◆ RAW DATA ◆
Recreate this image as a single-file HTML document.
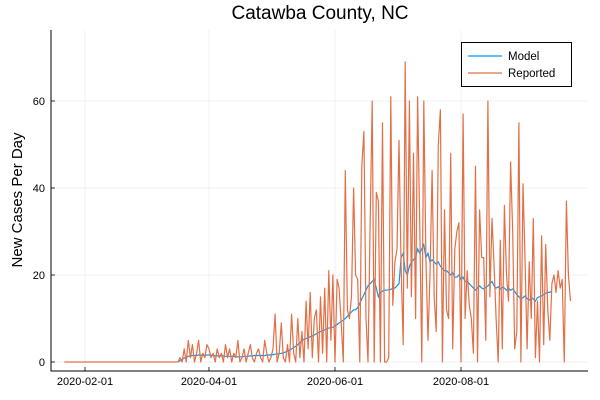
<!DOCTYPE html>
<html><head><meta charset="utf-8"><style>
body{margin:0;background:#fff}
svg{display:block;font-family:"Liberation Sans",sans-serif}
</style></head><body>
<svg id="chart" width="600" height="400">
<rect width="600" height="400" fill="#fff"/>
<text x="320" y="19" text-anchor="middle" font-size="19" fill="#000">Catawba County, NC</text>
<text transform="translate(22,200) rotate(-90)" text-anchor="middle" font-size="15">New Cases Per Day</text>
<g id="grid"></g>
<g id="axes"></g>
<g id="series"></g>
<g>
<rect x="461.5" y="42.5" width="110" height="44" fill="#fff" stroke="#000" stroke-width="1"/>
<line x1="468" y1="56" x2="502" y2="56" stroke="#009af9" stroke-width="1.2"/>
<text x="508" y="60" font-size="11.5">Model</text>
<line x1="468" y1="73" x2="502" y2="73" stroke="#e26f46" stroke-width="1.2"/>
<text x="508" y="77" font-size="11.5">Reported</text>
</g>
</svg>
<script>
const xTickDays = [10, 70, 131, 192];
const xTickLabels = ["2020-02-01", "2020-04-01", "2020-06-01", "2020-08-01"];
const yTickValues = [0, 20, 40, 60];
const reportedStart = 0;
const reported = [
0,0,0,0,0,0,0,0,0,0, 0,0,0,0,0,0,0,0,0,0, 0,0,0,0,0,0,0,0,0,0,
0,0,0,0,0,0,0,0,0,0, 0,0,0,0,0,0,0,0,0,0, 0,0,0,0,0,
0,1,0,3,0,5,1,4,0,2,
5,0,2,1,4,3,1,2,0,3,
1,2,0,4,1,3,0,2,1,5,
0,1,3,0,2,4,1,0,2,3,
1,0,5,2,0,1,3,11,0,2,
9,1,0,4,0,11,2,0,10,1,
7,0,14,3,16,1,10,12,0,15,
2,17,0,21,5,20,0,19,17,9,
0,44,12,10,15,40,20,19,0,45,
53,10,0,31,60,0,39,37,0,55,
0,0,1,61,13,23,26,51,22,4,
69,17,60,15,48,10,61,32,0,60,
24,5,20,44,15,7,50,58,0,35,
12,10,48,3,26,30,32,0,57,10,
21,13,10,2,45,0,35,24,24,5,
60,15,33,22,10,0,28,3,36,20,
14,46,30,3,7,55,0,41,23,3,
23,10,33,1,14,0,29,4,27,12,
5,18,20,16,21,17,19,0,37,20,
14];
const modelStart = 55;
const model = [
0,0.3,0.6,0.9,1.1,1.3,1.4,1.5,1.5,1.5,
1.6,1.6,1.5,1.5,1.6,1.6,1.5,1.5,1.4,1.4,
1.4,1.4,1.4,1.3,1.3,1.3,1.3,1.3,1.2,1.2,
1.2,1.2,1.3,1.3,1.3,1.4,1.4,1.5,1.5,1.5,
1.5,1.5,1.5,1.6,1.6,1.7,1.7,1.8,1.8,1.9,
2.0,2.1,2.3,2.5,2.7,3,3.3,3.6,4,4.4,
5.0,5.2,5.4,5.6,5.8,6.0,6.2,6.5,6.8,7.0,
7.2,7.4,7.6,7.8,7.9,8.0,8.3,8.6,9.0,9.3,
9.6,10,10.5,11,11.5,12,12,12.5,13.5,14.5,
15.5,16.5,17.5,18,18.5,19,17,15,16,16.3,
16.5,16.5,16.6,16.7,17,17,17.5,18,24,25,
21,20,22,23,23.5,24,26,25,26,27,
24,25,23,23.5,23,22.5,23,22,21.5,21,
21,20.5,20,20.5,19.5,19.5,20,19,19.5,18.5,
18.5,18,17.5,17,16.5,17,17.5,17,16.8,17.2,
17.5,18,18.5,17.5,17,17.3,16.8,17.2,17,16.5,
17,16.5,16.8,16.2,15.5,15,14.5,14.8,15.2,14.6,
14.2,14.8,14.5,14,14.8,15,15.2,15.5,15.8,16,
16,16.3];

const NS = "http://www.w3.org/2000/svg";
const xS = d => 85 + (d - 10) * 2.066;
const yS = v => 362 - v * 4.35;
const L = 51, R = 588, T = 30, B = 371;
function mk(tag, attrs, parent) {
  const e = document.createElementNS(NS, tag);
  for (const k in attrs) e.setAttribute(k, attrs[k]);
  parent.appendChild(e);
  return e;
}
const grid = document.getElementById('grid');
const axes = document.getElementById('axes');
const series = document.getElementById('series');
xTickDays.forEach((d, i) => {
  const x = xS(d);
  const g = mk('line', {x1: x, y1: T, x2: x, y2: B, stroke: '#000', 'stroke-opacity': 0.1, 'stroke-width': 0.5}, grid);
  
  
  const t = mk('line', {x1: x, y1: B, x2: x, y2: B - 4, stroke: '#000', 'stroke-width': 0.8}, axes);
  
  
  const lb = mk('text', {x: x, y: 385, 'text-anchor': 'middle', 'font-size': 11}, axes);
  lb.textContent = xTickLabels[i];
  
  
});
yTickValues.forEach(v => {
  const y = yS(v);
  const g = mk('line', {x1: L, y1: y, x2: R, y2: y, stroke: '#000', 'stroke-opacity': 0.1, 'stroke-width': 0.5}, grid);
  
  
  const t = mk('line', {x1: L, y1: y, x2: L + 4, y2: y, stroke: '#000', 'stroke-width': 0.8}, axes);
  
  
  const lb = mk('text', {x: L - 6, y: y + 4, 'text-anchor': 'end', 'font-size': 11}, axes);
  lb.textContent = v;
  
  
});
const ax = mk('path', {d: `M${L} ${T}V${B}H${R}`, fill: 'none', stroke: '#000', 'stroke-width': 1}, axes);


const mp = mk('polyline', {points: model.map((v, i) => xS(modelStart + i).toFixed(1) + ',' + yS(v).toFixed(1)).join(' '), fill: 'none', stroke: '#009af9', 'stroke-width': 1.2}, series);


const rp = mk('polyline', {points: reported.map((v, i) => xS(reportedStart + i).toFixed(1) + ',' + yS(v).toFixed(1)).join(' '), fill: 'none', stroke: '#e26f46', 'stroke-width': 1.2, 'stroke-linejoin': 'round'}, series);


</script>
</body></html>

◆ THE EXERCISE ◆
The pictures should not be reproduced; quote all of the other material exactly.

◆ COMPLETE ANSWER ◆
Recreate this image as a single-file HTML document.
<!DOCTYPE html>
<html><head><meta charset="utf-8"><style>
body{margin:0;background:#fff}
svg{display:block;font-family:"Liberation Sans",sans-serif}
</style></head><body>
<svg id="chart" width="600" height="400">
<rect width="600" height="400" fill="#fff"/>
<text x="320" y="19" text-anchor="middle" font-size="19" fill="#000">Catawba County, NC</text>
<text transform="translate(22,200) rotate(-90)" text-anchor="middle" font-size="15">New Cases Per Day</text>
<g id="grid"></g>
<g id="axes"></g>
<g id="series"></g>
<g>
<rect x="461.5" y="42.5" width="110" height="44" fill="#fff" stroke="#000" stroke-width="1"/>
<line x1="468" y1="56" x2="502" y2="56" stroke="#009af9" stroke-width="1.2"/>
<text x="508" y="60" font-size="11.5">Model</text>
<line x1="468" y1="73" x2="502" y2="73" stroke="#e26f46" stroke-width="1.2"/>
<text x="508" y="77" font-size="11.5">Reported</text>
</g>
</svg>
<script>
const xTickDays = [10, 70, 131, 192];
const xTickLabels = ["2020-02-01", "2020-04-01", "2020-06-01", "2020-08-01"];
const yTickValues = [0, 20, 40, 60];
const reportedStart = 0;
const reported = [
0,0,0,0,0,0,0,0,0,0, 0,0,0,0,0,0,0,0,0,0, 0,0,0,0,0,0,0,0,0,0,
0,0,0,0,0,0,0,0,0,0, 0,0,0,0,0,0,0,0,0,0, 0,0,0,0,0,
0,1,0,3,0,5,1,4,0,2,
5,0,2,1,4,3,1,2,0,3,
1,2,0,4,1,3,0,2,1,5,
0,1,3,0,2,4,1,0,2,3,
1,0,5,2,0,1,3,11,0,2,
9,1,0,4,0,11,2,0,10,1,
7,0,14,3,16,1,10,12,0,15,
2,17,0,21,5,20,0,19,17,9,
0,44,12,10,15,40,20,19,0,45,
53,10,0,31,60,0,39,37,0,55,
0,0,1,61,13,23,26,51,22,4,
69,17,60,15,48,10,61,32,0,60,
24,5,20,44,15,7,50,58,0,35,
12,10,48,3,26,30,32,0,57,10,
21,13,10,2,45,0,35,24,24,5,
60,15,33,22,10,0,28,3,36,20,
14,46,30,3,7,55,0,41,23,3,
23,10,33,1,14,0,29,4,27,12,
5,18,20,16,21,17,19,0,37,20,
14];
const modelStart = 55;
const model = [
0,0.3,0.6,0.9,1.1,1.3,1.4,1.5,1.5,1.5,
1.6,1.6,1.5,1.5,1.6,1.6,1.5,1.5,1.4,1.4,
1.4,1.4,1.4,1.3,1.3,1.3,1.3,1.3,1.2,1.2,
1.2,1.2,1.3,1.3,1.3,1.4,1.4,1.5,1.5,1.5,
1.5,1.5,1.5,1.6,1.6,1.7,1.7,1.8,1.8,1.9,
2.0,2.1,2.3,2.5,2.7,3,3.3,3.6,4,4.4,
5.0,5.2,5.4,5.6,5.8,6.0,6.2,6.5,6.8,7.0,
7.2,7.4,7.6,7.8,7.9,8.0,8.3,8.6,9.0,9.3,
9.6,10,10.5,11,11.5,12,12,12.5,13.5,14.5,
15.5,16.5,17.5,18,18.5,19,17,15,16,16.3,
16.5,16.5,16.6,16.7,17,17,17.5,18,24,25,
21,20,22,23,23.5,24,26,25,26,27,
24,25,23,23.5,23,22.5,23,22,21.5,21,
21,20.5,20,20.5,19.5,19.5,20,19,19.5,18.5,
18.5,18,17.5,17,16.5,17,17.5,17,16.8,17.2,
17.5,18,18.5,17.5,17,17.3,16.8,17.2,17,16.5,
17,16.5,16.8,16.2,15.5,15,14.5,14.8,15.2,14.6,
14.2,14.8,14.5,14,14.8,15,15.2,15.5,15.8,16,
16,16.3];

const NS = "http://www.w3.org/2000/svg";
const xS = d => 85 + (d - 10) * 2.066;
const yS = v => 362 - v * 4.35;
const L = 51, R = 588, T = 30, B = 371;
function mk(tag, attrs, parent) {
  const e = document.createElementNS(NS, tag);
  for (const k in attrs) e.setAttribute(k, attrs[k]);
  parent.appendChild(e);
  return e;
}
const grid = document.getElementById('grid');
const axes = document.getElementById('axes');
const series = document.getElementById('series');
xTickDays.forEach((d, i) => {
  const x = xS(d);
  const g = mk('line', {x1: x, y1: T, x2: x, y2: B, stroke: '#000', 'stroke-opacity': 0.1, 'stroke-width': 0.5}, grid);
  
  
  const t = mk('line', {x1: x, y1: B, x2: x, y2: B - 4, stroke: '#000', 'stroke-width': 0.8}, axes);
  
  
  const lb = mk('text', {x: x, y: 385, 'text-anchor': 'middle', 'font-size': 11}, axes);
  lb.textContent = xTickLabels[i];
  
  
});
yTickValues.forEach(v => {
  const y = yS(v);
  const g = mk('line', {x1: L, y1: y, x2: R, y2: y, stroke: '#000', 'stroke-opacity': 0.1, 'stroke-width': 0.5}, grid);
  
  
  const t = mk('line', {x1: L, y1: y, x2: L + 4, y2: y, stroke: '#000', 'stroke-width': 0.8}, axes);
  
  
  const lb = mk('text', {x: L - 6, y: y + 4, 'text-anchor': 'end', 'font-size': 11}, axes);
  lb.textContent = v;
  
  
});
const ax = mk('path', {d: `M${L} ${T}V${B}H${R}`, fill: 'none', stroke: '#000', 'stroke-width': 1}, axes);


const mp = mk('polyline', {points: model.map((v, i) => xS(modelStart + i).toFixed(1) + ',' + yS(v).toFixed(1)).join(' '), fill: 'none', stroke: '#009af9', 'stroke-width': 1.2}, series);


const rp = mk('polyline', {points: reported.map((v, i) => xS(reportedStart + i).toFixed(1) + ',' + yS(v).toFixed(1)).join(' '), fill: 'none', stroke: '#e26f46', 'stroke-width': 1.2, 'stroke-linejoin': 'round'}, series);


</script>
</body></html>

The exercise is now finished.